Added a yarn buyer: “There was certainly a disruption in the market from the flood of
low-cost products from Asia. Companies in India, for example, went from exporting virtually nothing
for an extended period of time to shipping a tremendous amount of product over a very short period
of time. They had abandoned their supply chains and had to ‘buy’ their way back in. They were
selling yarn below where the rest of the world saw their cotton prices. That had to get absorbed by
the market, and it took a little while for that to happen.”
Continuing Pricing Issues
Pricing continues to be a significant issue for most spinners. “It’s tough when customers
look at the price for new cotton and see it around $1.05 or $1.07 a pound and the mills are still
sitting on some $1.60 or $1.70 cotton. There’s a lot of pressure to reduce prices.”
As of September 2, the price for the base quality of cotton in the seven designated markets
measured by the U.S. Department of Agriculture averaged $1.0271 per pound, continuing the downward
spiral that began near the end of the first quarter. As recently as March, spot prices were more
than $1.80 per pound.
“With the volatility of prices, there is a limit to what mills can do,” said a yarn broker.
“I think over the next few months — especially until we get some amount of equalization between the
cost of our raw materials and the perceived market price for our product — there is going to have
to be some give and take from both mills and customers.”
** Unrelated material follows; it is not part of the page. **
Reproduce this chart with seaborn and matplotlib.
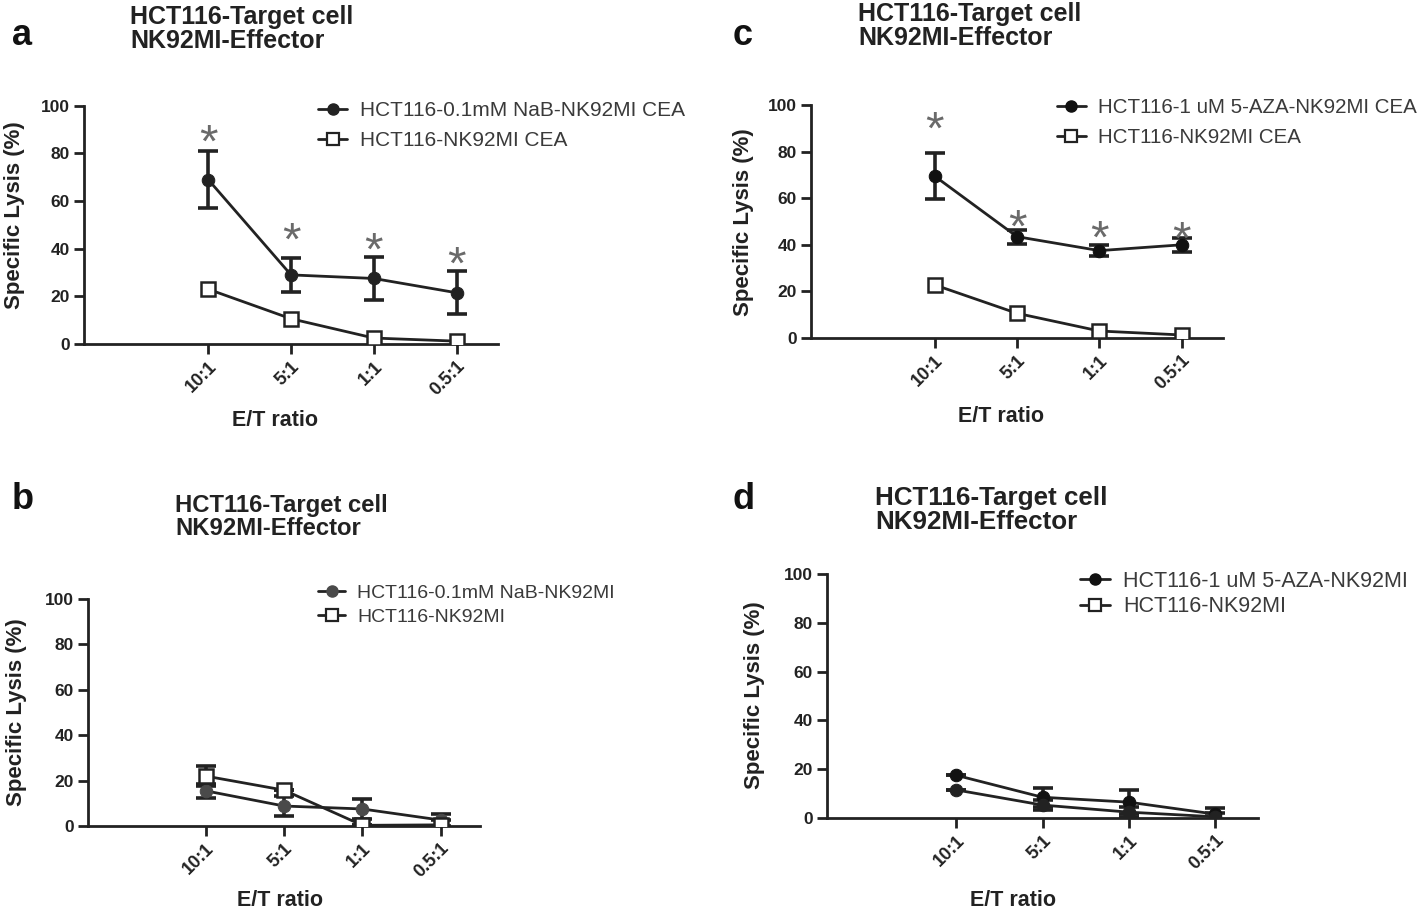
import numpy as np
import pandas as pd
import matplotlib
matplotlib.use("Agg")
import matplotlib.pyplot as plt
from matplotlib.lines import Line2D
import seaborn as sns

sns.set_theme(style="white")
plt.rcParams['font.family'] = ['Liberation Sans', 'DejaVu Sans']

# ---------------- data ----------------
ratios = ["10:1", "5:1", "1:1", "0.5:1"]

a_treat_label = "HCT116-0.1mM NaB-NK92MI CEA"
a_ctrl_label = "HCT116-NK92MI CEA"
a_treat = [69, 29, 27.5, 21.5]
a_treat_err = [12, 7, 9, 9]
a_ctrl = [23, 10.6, 2.5, 1.2]
a_ctrl_err = [0, 0, 0, 0]
a_star = [87, 46, 42, 36]

b_treat_label = "HCT116-0.1mM NaB-NK92MI"
b_ctrl_label = "HCT116-NK92MI"
b_treat = [15.5, 8.8, 7.5, 2.6]
b_treat_err = [3, 4.5, 4.5, 2.5]
b_ctrl = [22, 15.8, 0.3, 0.5]
b_ctrl_err = [4.5, 0, 0, 2]

c_treat_label = "HCT116-1 uM 5-AZA-NK92MI CEA"
c_ctrl_label = "HCT116-NK92MI CEA"
c_treat = [69.5, 43.5, 37.5, 40]
c_treat_err = [10, 3, 2.5, 3]
c_ctrl = [22.8, 10.6, 3, 1.3]
c_ctrl_err = [0, 0, 0, 0]
c_star = [92, 50, 45.5, 45]

d_treat_label = "HCT116-1 uM 5-AZA-NK92MI"
d_ctrl_label = "HCT116-NK92MI"
d_treat = [17.5, 8.5, 6.5, 1.6]
d_treat_err = [0, 4, 5, 2.5]
d_ctrl = [11.5, 5.3, 2.4, 0.5]
d_ctrl_err = [0, 2, 2, 1.5]

title_text = "HCT116-Target cell\nNK92MI-Effector"

W, H = 1418, 911
fig = plt.figure(figsize=(W / 100, H / 100), dpi=100)


def box(l, r, t, b):
    return [l / W, 1 - b / H, (r - l) / W, (b - t) / H]


def fx(x):
    return x / W


def fy(y):
    return 1 - y / H


LINE = "#222222"
STAR_FS = 34


def panel(rect, treat, terr, ctrl, cerr, tl, cl, stars, treat_color,
          leg_xy, leg_fs, leg_ls, xlab_px, ylab_px, ctrl_filled=False):
    ax = fig.add_axes(rect)
    xs = np.arange(len(ratios))
    df = pd.DataFrame({"pos": np.concatenate([xs, xs]),
                       "val": treat + ctrl,
                       "grp": [tl] * 4 + [cl] * 4})
    # error bars
    ax.errorbar(xs, treat, yerr=terr, fmt="none", ecolor=LINE,
                elinewidth=2.6, capsize=7, capthick=2.6, zorder=2)
    if any(e > 0 for e in cerr):
        ax.errorbar(xs, ctrl, yerr=cerr, fmt="none", ecolor=LINE,
                    elinewidth=2.6, capsize=7, capthick=2.6, zorder=2)
    sns.lineplot(data=df[df.grp == tl], x="pos", y="val", ax=ax, color=LINE,
                 lw=2, marker="o", markersize=9, markeredgecolor=treat_color,
                 markerfacecolor=treat_color, legend=False, zorder=3)
    if ctrl_filled:
        sns.lineplot(data=df[df.grp == cl], x="pos", y="val", ax=ax, color=LINE,
                     lw=2, marker="o", markersize=9, markeredgecolor=LINE,
                     markerfacecolor=LINE, legend=False, zorder=3)
    else:
        sns.lineplot(data=df[df.grp == cl], x="pos", y="val", ax=ax, color=LINE,
                     lw=2, marker="s", markersize=9.5, markeredgecolor=LINE,
                     markeredgewidth=1.8, markerfacecolor="white", legend=False, zorder=4)
    if stars is not None:
        for x, s in zip(xs, stars):
            ax.annotate("*", (x, s), xytext=(0, -0.43 * STAR_FS), textcoords="offset points",
                        ha="center", va="baseline", fontsize=STAR_FS,
                        color="#6a6a6a", zorder=5)
    ax.set_xlim(-1.5, 3.5)
    ax.set_ylim(0, 100)
    ax.set_yticks([0, 20, 40, 60, 80, 100])
    ax.set_xticks(xs)
    ax.set_xticklabels(ratios, rotation=45, ha="right", rotation_mode="anchor",
                       fontweight="bold", fontsize=13, color="#222222")
    for t in ax.get_yticklabels():
        t.set_fontweight("bold")
        t.set_fontsize(12.5)
        t.set_color("#222222")
    ax.tick_params(axis="both", direction="out", length=7, width=2, color=LINE,
                   bottom=True, left=True, pad=3)
    ax.set_xlabel("")
    ax.set_ylabel("")
    for side in ["top", "right"]:
        ax.spines[side].set_visible(False)
    for side in ["left", "bottom"]:
        ax.spines[side].set_linewidth(2)
        ax.spines[side].set_color(LINE)
    ax.patch.set_alpha(0)
    # labels
    fig.text(fx(xlab_px[0]), fy(xlab_px[1]), "E/T ratio", ha="center", va="center",
             fontweight="bold", fontsize=15.5, color="#222222")
    fig.text(fx(ylab_px[0]), fy(ylab_px[1]), "Specific Lysis (%)", ha="center",
             va="center", rotation=90, fontweight="bold", fontsize=16,
             color="#222222")
    # legend
    h1 = Line2D([], [], color=LINE, lw=2, marker="o", markersize=8,
                markerfacecolor=treat_color, markeredgecolor=treat_color)
    h2 = Line2D([], [], color=LINE, lw=2, marker="s", markersize=8,
                markerfacecolor="white", markeredgecolor=LINE, markeredgewidth=1.6)
    leg = ax.legend([h1, h2], [tl, cl], loc="upper left",
                    bbox_to_anchor=(fx(leg_xy[0]), fy(leg_xy[1])),
                    bbox_transform=fig.transFigure, frameon=False,
                    fontsize=leg_fs, handlelength=1.4, handletextpad=0.6,
                    labelspacing=leg_ls, borderpad=0, borderaxespad=0)
    for t in leg.get_texts():
        t.set_color("#3a3a3a")
    return ax


panel(box(84, 498, 105.7, 344), a_treat, a_treat_err, a_ctrl, a_ctrl_err,
      a_treat_label, a_ctrl_label, a_star, LINE,
      leg_xy=(318, 101), leg_fs=15, leg_ls=0.54, xlab_px=(275, 421), ylab_px=(15, 215))
panel(box(88, 480, 599, 826), b_treat, b_treat_err, b_ctrl, b_ctrl_err,
      b_treat_label, b_ctrl_label, None, "#4a4a4a",
      leg_xy=(318, 584), leg_fs=14, leg_ls=0.35, xlab_px=(280, 900), ylab_px=(17, 712))
panel(box(811, 1223, 105, 338), c_treat, c_treat_err, c_ctrl, c_ctrl_err,
      c_treat_label, c_ctrl_label, c_star, "#111111",
      leg_xy=(1057, 98), leg_fs=14.8, leg_ls=0.55, xlab_px=(1001, 416), ylab_px=(743, 222))
panel(box(827, 1258, 574, 818), d_treat, d_treat_err, d_ctrl, d_ctrl_err,
      d_treat_label, d_ctrl_label, None, "#111111",
      leg_xy=(1080, 571), leg_fs=15.5, leg_ls=0.2, xlab_px=(1013, 900), ylab_px=(755, 695),
      ctrl_filled=True)

# titles and panel letters
for (x, y, letter, tx, ty, tfs) in [(12, 18, "a", 130, 5, 18), (12, 482, "b", 175, 494, 17.2),
                                    (733, 18, "c", 858, 2, 18), (733, 482, "d", 875, 486, 18.7)]:
    fig.text(fx(x), fy(y), letter, ha="left", va="top", fontsize=26,
             fontweight="bold", color="#111111")
    fig.text(fx(tx), fy(ty), title_text, ha="left", va="top", fontsize=tfs,
             fontweight="bold", color="#222222", linespacing=1.0)

fig.savefig("out.png", dpi=100)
Another spinner agreed: “When the price of cotton began increasing dramatically, mills and
their customers had to work at agreeing to price increases on an incremental basis. Customers were
not willing to accept price increases that tracked the cotton futures market. Now that prices are
falling, the same thing is going to have to happen in reverse. Customers want lower prices, but
they are going to have to accept price decreases in stages.”